Search code examples
apache-sparkmapreducehadoop-yarnhadoop2mrv2

YARN and MapReduce Framework


I am aware of the basics of YARN framework, however I still feel lack of some understanding, in regards to MapReduce.

With YARN, I have read that MapReduce is just one of the applications which can run on top of YARN; for example, with YARN, on same cluster various different jobs can run, MapReduce Jobs, Spark Jobs etc.

Now, the point is, each type of job has its "own" kind of "Job phases", for example, when we talk about MapReduce, it has various phases like, Mapper, Sorting, Shuffle, Reducer etc.

Specific to this scenario, who "decides", "controls" these phases? Is it MapReduce Framework?
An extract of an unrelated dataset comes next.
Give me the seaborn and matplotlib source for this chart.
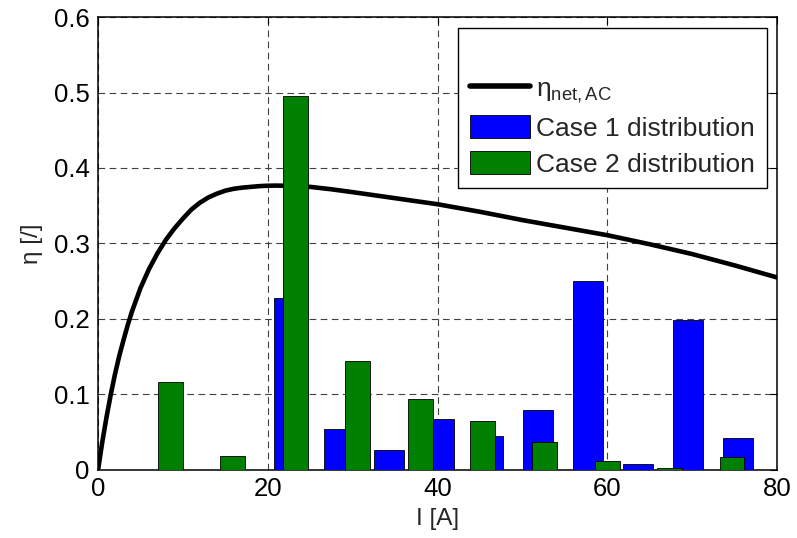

As I understand, YARN is an infrastructure on which different jobs run; so when we submit a MapReduce Job, does it first go to MapReduce framework and then the code is executed by YARN? I have this doubt, because YARN is general purpose execution engine, so it won't be having knowledge of mapper, reducer etc., which is specific to MapReduce (and so different kind of Jobs), so does MapReduce Framework run on top of YARN, with YARN help executing the Jobs, and MapReduce Framework is aware of the phases it has to go through for a particular kind of Job?

Any clarification to understand this would be of great help.


Solution

  • If you take a look at this picture from Hadoop documentation:

    Yarn Architecture

    You'll see that there's no particular "job orchestration" component, but a resource requesting component, called application master. As you mentioned, YARN does resource management and with regards to application orchestration, it stops at an abstract level.

    The per-application ApplicationMaster is, in effect, a framework specific library and is tasked with negotiating resources from the ResourceManager and working with the NodeManager(s) to execute and monitor the tasks.

    When applied to Spark, some of the components in that picture would be:

    • Client: the spark-submit process
    • App Master: Spark's application master that runs driver and application master (cluster mode) or just application master (client mode)
    • Container: spark workers

    Spark's YARN infrastructure provides the application master (in YARN terms), which knows about Spark's architecture. So when the driver runs, either in cluster mode or in client mode, it still decides on jobs/stages/tasks. This must be application/framework-specific (Spark being the "framework" when it comes to YARN).

    From Spark documentation on YARN deployment:

    In cluster mode, the Spark driver runs inside an application master process which is managed by YARN on the cluster, and the client can go away after initiating the application. In client mode, the driver runs in the client process, and the application master is only used for requesting resources from YARN

    You can extend this abstraction to map-reduce, given your understanding of that framework.